サーカス場の中で芝居をやったというのではなく、サーカスの演し物をサーカス場でやったということらしい。

 

2006年12月52号

リトビネンコ事件

直接リトビネンコ事件に関しての容疑ではないが、先週日曜日にナポリ空港でマリオ・スカラメッラが逮捕されたことが注目されている。彼はリトビネンコが毒殺された日に会ったうちのひとりである。 さらにこの記事ではアメリカ、イギリス、ドイツなどのマスコミがこの事件をどのように報じているかについても報告している。

アンケート 一番信頼できる政治家

500人を対象として、5〜6人選んでもらう。
 プーチン 25.3%
 メドベージェフ 12.8%
 ショイグ 8.7%
 イワノフ 8%
 ミラノフ 5.4%
 フラドコフ 3.9%
 ジリノフスキイ 3.7%

確かにプーチンが一番信頼できる政治家に選ばれてはいるが、思ったより支持率が低いような気もする。

シンボルの役で

3年前にドゥーロフ動物劇場に見ず知らずの人から電話があり、誕生日に豚をフレゼントしてくれるというのだが、これをいらないかという話しだった。このブタはドゥーシャと名づけられ、劇場でいまも元気に出演している。

来年の干支にちなんでの話題かも・・・

信じられないけど、事実

小さいコラムの欄に、写真入りで、かつて「フォーブス」で世界一の金持ちとしてとりあげられた71才の堤義明が、詐欺罪で有罪となったという紹介。

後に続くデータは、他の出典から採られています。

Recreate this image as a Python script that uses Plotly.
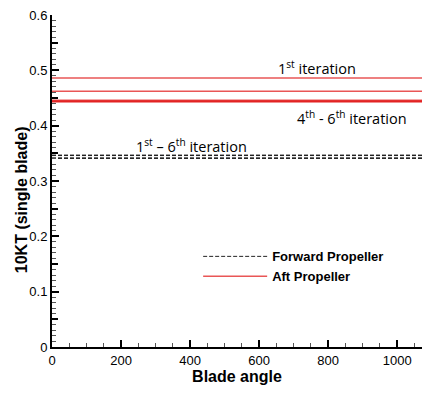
import plotly.graph_objects as go

x_range = [0, 1080]
forward_kt = [0.3465, 0.3465, 0.346, 0.3415, 0.341, 0.341]
aft_kt = [0.486, 0.462, 0.446, 0.4445, 0.4435, 0.443]
x_ticks = [0, 200, 400, 600, 800, 1000]
y_ticks = [0, 0.1, 0.2, 0.3, 0.4, 0.5, 0.6]

fig = go.Figure()
for i, v in enumerate(forward_kt):
    fig.add_trace(go.Scatter(x=x_range, y=[v, v], mode="lines",
                             line=dict(color="#222222", width=1, dash="4px,2px"),
                             name="Forward Propeller", legendgroup="f",
                             showlegend=(i == 0)))
for i, v in enumerate(aft_kt):
    fig.add_trace(go.Scatter(x=x_range, y=[v, v], mode="lines",
                             line=dict(color="rgba(225,30,30,0.75)", width=1.5),
                             name="Aft Propeller", legendgroup="a",
                             showlegend=(i == 0)))
# helper for mid ticks
fig.add_trace(go.Scatter(x=[0], y=[0], yaxis="y2", mode="markers",
                         marker=dict(opacity=0), showlegend=False, hoverinfo="skip"))

font = "Liberation Sans, Arial, sans-serif"
fig.update_layout(
    width=422, height=395,
    margin=dict(l=52, r=0, t=15, b=48),
    paper_bgcolor="white", plot_bgcolor="white",
    font=dict(family=font, size=13, color="black"),
    xaxis=dict(range=[0, 1072], tickvals=x_ticks, ticks="inside", ticklen=7,
               tickwidth=2, tickcolor="black", showline=True, linecolor="black",
               linewidth=2, showgrid=False, zeroline=False,
               minor=dict(dtick=50, tick0=0, ticks="inside", ticklen=4, tickcolor="#555", tickwidth=1),
               title=dict(text="<b>Blade angle</b>", font=dict(size=16), standoff=1)),
    yaxis=dict(range=[0, 0.6], tickvals=y_ticks, ticktext=["0", "0.1", "0.2", "0.3", "0.4", "0.5", "0.6"],
               ticks="inside", ticklen=7, tickwidth=2, tickcolor="black",
               showline=True, linecolor="black", linewidth=2, showgrid=False, zeroline=False,
               minor=dict(dtick=0.01, tick0=0, ticks="inside", ticklen=4, tickcolor="#555", tickwidth=1)),
    yaxis2=dict(range=[0, 0.6], overlaying="y", side="left", anchor="x",
                tickvals=[0.05, 0.15, 0.25, 0.35, 0.45, 0.55], ticks="inside", ticklen=6,
                tickwidth=1.5, tickcolor="black", showticklabels=False, showline=False,
                showgrid=False, zeroline=False),
    legend=dict(x=0.395, y=0.318, xanchor="left", yanchor="top",
                font=dict(size=13, family=font, color="black", weight="bold"),
                bgcolor="rgba(0,0,0,0)", tracegroupgap=0, itemwidth=64),
    showlegend=True,
)

ann_font = dict(family="Open Sans, Liberation Sans, sans-serif", size=14.5, color="black")
fig.add_annotation(x=-0.084, y=0.267, xref="paper", yref="y", text="<b>10KT (single blade)</b>",
                   textangle=-90, showarrow=False, xanchor="center", yanchor="middle",
                   font=dict(family=font, size=16, color="black"))
fig.add_annotation(x=768, y=0.505, text="1<sup>st</sup> iteration",
                   showarrow=False, xanchor="center", yanchor="middle", font=ann_font)
fig.add_annotation(x=870, y=0.414, text="4<sup>th</sup> - 6<sup>th</sup> iteration",
                   showarrow=False, xanchor="center", yanchor="middle", font=ann_font)
fig.add_annotation(x=403, y=0.364, text="1<sup>st</sup> – 6<sup>th</sup> iteration",
                   showarrow=False, xanchor="center", yanchor="middle", font=ann_font)

fig.write_html("out.html")
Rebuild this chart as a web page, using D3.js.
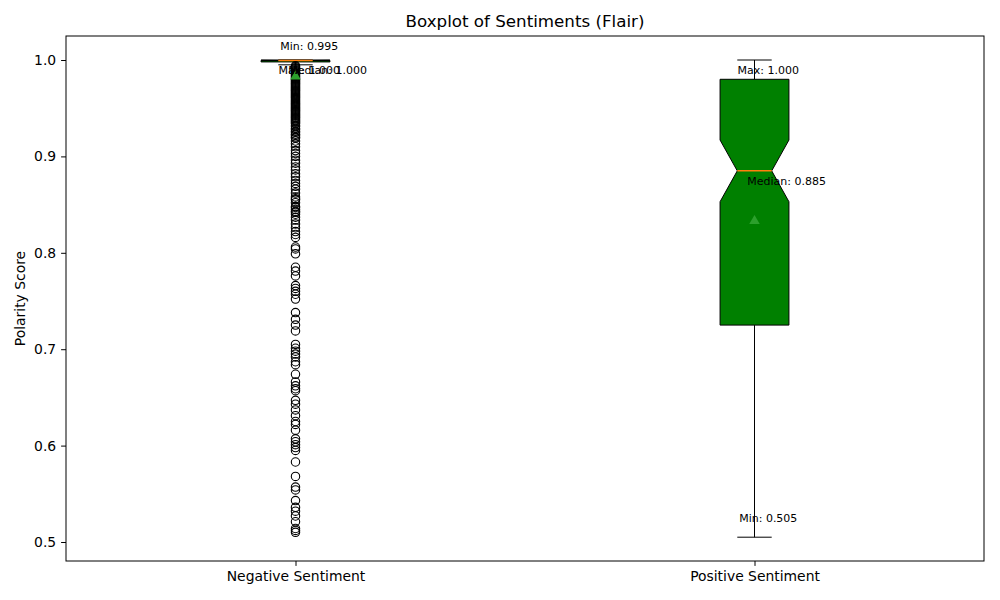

詐欺罪ではなかったような気がするが、要はそういうことなのだろうな。

初演と演出家

モスクワ中央人形劇場の演出家エカテリーナ・オブラスツォーワのコメント。 今年は劇場創立75周年、セルゲイ・オブラスツォフ生誕105周年のシーズンにあたっている。これを記念して人形劇フェスティバルを実施した。新作について。また弟のピョートルと一緒に「あたりまえでないオブラスツォフ」という本もだした。

オブラスツォフの名作「めずらしいコンサート」(日本公演の時にはこのタイトルで上演された)の原題は、「あたりまえでないコンサート」。それにちなんだ本のタイトルなのだろう。この作品は何度も見たが、本当に傑作人形劇である。人形劇のカバレットとでもいえるかもしれない。